Maybe you can learn from my mistakes. I was seven months pregnant with twins and bent on proving to the world -- well, my family anyway -- that I was perfectly capable of laying out a great spread.
It was perhaps not the best decision I ever made.
My ankles were swollen, my legs were sore. My energy level was shrinking at a rate that corresponded inversely with the astounding expansion of my waistline. Or, what had at one time been a waistline.
I was determined to cook a turkey, make the stuffing, and bake the rolls and some pumpkin pies. I would whip my own cream.
Earnest and well-intentioned suggestions that I should make things easier on myself fell on deaf ears. Probably due to the fluid retention I was experiencing. Or maybe that's what kept me afloat.
I was eating cucumbers to help ease the edema. But what would have made more sense would have been to buy boxed stuffing and pies from the bakery. Buying buns and cans of gravy would not have been a crime but I was stubborn.
Hormones. I blame the weird hormones.
I worked and sweated and dragged myself through the day. I barked at my 3-year -old son as I decorated a beautiful table, stirred the gravy, pulled the pies out of the oven and generally wore myself to a frazzle.
I think my little boy would have preferred a hamburger in a relaxed atmosphere. I expect my husband would have agreed with him.
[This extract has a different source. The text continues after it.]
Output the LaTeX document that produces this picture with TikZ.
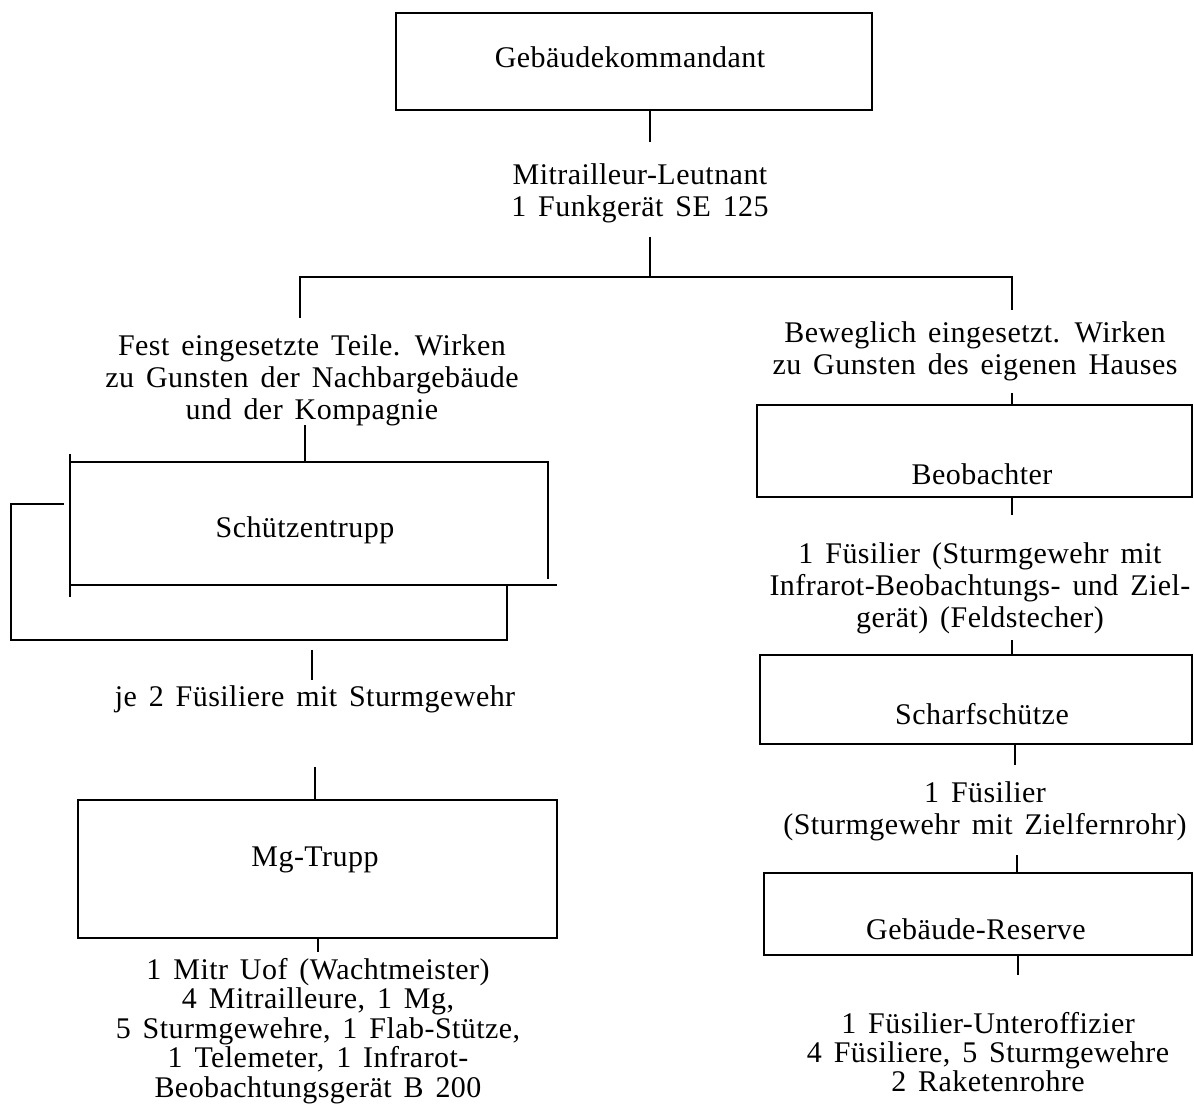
\documentclass[tikz,border=0pt]{standalone}
\usepackage{fontspec}
\setmainfont[WordSpace=1.5,LetterSpace=1.5]{Liberation Serif}
\begin{document}
\begin{tikzpicture}[x=0.5pt,y=-0.5pt,
  ln/.style={line width=1.4pt},
  box/.style={draw,line width=1.4pt,inner sep=0pt,outer sep=0pt},
  txt/.style={align=center,inner sep=0pt,font=\fontsize{15}{16}\selectfont},
  txtb/.style={align=center,inner sep=0pt,font=\fontsize{15}{14.7}\selectfont}]
\useasboundingbox (0,0) rectangle (1194,1111);
% boxes
\node[box,minimum width=238pt,minimum height=48.5pt] (top) at (634,61.5) {};
\node[txt] (topt) at (630,57) {Gebäudekommandant};
\node[minimum width=239pt,minimum height=61.5pt,inner sep=0pt,outer sep=0pt] (s) at (309,523.5) {};
\node[txt] (st) at (305,530) {Schützentrupp};
\node[box,minimum width=239.5pt,minimum height=69pt] (mg) at (317.5,869) {};
\node[txt] (mgt) at (315,860) {Mg-Trupp};
\node[box,minimum width=217.5pt,minimum height=46pt] (beob) at (974.5,451) {};
\node[txt] (beobt) at (982,474) {Beobachter};
\node[box,minimum width=216pt,minimum height=44.5pt] (scharf) at (976,699.5) {};
\node[txt] (schart) at (982,714) {Scharfschütze};
\node[box,minimum width=214pt,minimum height=41pt] (res) at (978,914) {};
\node[txt] (rest) at (976,929) {Gebäude-Reserve};
% texts
\node[txt] (ml) at (640,193) {Mitrailleur-Leutnant\\1 Funkgerät SE 125};
\node[txt] (lt) at (312,380) {Fest eingesetzte Teile. Wirken\\zu Gunsten der Nachbargebäude\\und der Kompagnie};
\node[txt] (rt) at (975,351) {Beweglich eingesetzt. Wirken\\zu Gunsten des eigenen Hauses};
\node[txt] (je) at (315,699) {je 2 Füsiliere mit Sturmgewehr};
\node[txtb] (mgl) at (318,1031) {1 Mitr Uof (Wachtmeister)\\4 Mitrailleure, 1 Mg,\\5 Sturmgewehre, 1 Flab-Stütze,\\1 Telemeter, 1 Infrarot-\\Beobachtungsgerät B 200};
\node[txt] (bl) at (980,588) {1 Füsilier (Sturmgewehr mit\\Infrarot-Beobachtungs- und Ziel-\\gerät) (Feldstecher)};
\node[txt] (sl) at (985,811) {1 Füsilier\\(Sturmgewehr mit Zielfernrohr)};
\node[txtb] (rl) at (988,1052) {1 Füsilier-Unteroffizier\\4 Füsiliere, 5 Sturmgewehre\\2 Raketenrohre};
% coordinates
\coordinate (c1) at (650,142);
\coordinate (c2) at (650,237);
\coordinate (bus) at (650,277);
\coordinate (dl) at (300,318);
\coordinate (dr) at (1012,310);
\coordinate (d1) at (305,425);
\coordinate (e1) at (312,650);
\coordinate (e2) at (312,680);
\coordinate (f1) at (315,767);
\coordinate (g1) at (318,952);
\coordinate (h1) at (1012,393);
\coordinate (h2) at (1012,515);
\coordinate (h3) at (1012,640);
\coordinate (h4) at (1015,765);
\coordinate (h5) at (1017,855);
\coordinate (h6) at (1018,975);
% connectors
\draw[ln] (c1 |- top.south) -- (c1);
\draw[ln] (c2) -- (bus);
\draw[ln] (dl) -- (dl |- bus) -- (dr |- bus) -- (dr);
\draw[ln] (d1) -- (d1 |- s.north);
% Schuetzentrupp outline
\draw[ln] (s.north west) -- (s.north east) -- ([yshift=3pt]s.south east);
\draw[ln] ([yshift=4pt]s.north west) -- ([yshift=-6pt]s.south west);
\draw[ln] (s.south west) -- ([xshift=4.5pt]s.south east);
\draw[ln] ([xshift=-3pt,yshift=9.75pt]s.west) -- ++(-26.5pt,0) coordinate (lp1)
  -- (lp1 |- 0,640) coordinate (lp2) -- (lp2 -| 507,0) coordinate (lp3) -- (lp3 |- s.south);
\draw[ln] (e1) -- (e2);
\draw[ln] (f1) -- (f1 |- mg.north);
\draw[ln] (g1 |- mg.south) -- (g1);
\draw[ln] (h1) -- (h1 |- beob.north);
\draw[ln] (h2 |- beob.south) -- (h2);
\draw[ln] (h3) -- (h3 |- scharf.north);
\draw[ln] (h4 |- scharf.south) -- (h4);
\draw[ln] (h5) -- (h5 |- res.north);
\draw[ln] (h6 |- res.south) -- (h6);
\end{tikzpicture}
\end{document}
By the time dinner was over I was worn out, cranky and blue. My husband took care of the mountain of dishes and the splashes, stains and debris in the kitchen, because I was a wreck. An enormous, seven months pregnant barge of a wreck.
Well, we live and learn. I confess that this wasn't the last time I pulled out all the stops for Thanksgiving. But I'll tell you this for sure. If I'd ever found myself pregnant with twins again, I'd have done things very differently.
So give yourself, and your family, a break. It's not a bad thing to take care of yourself.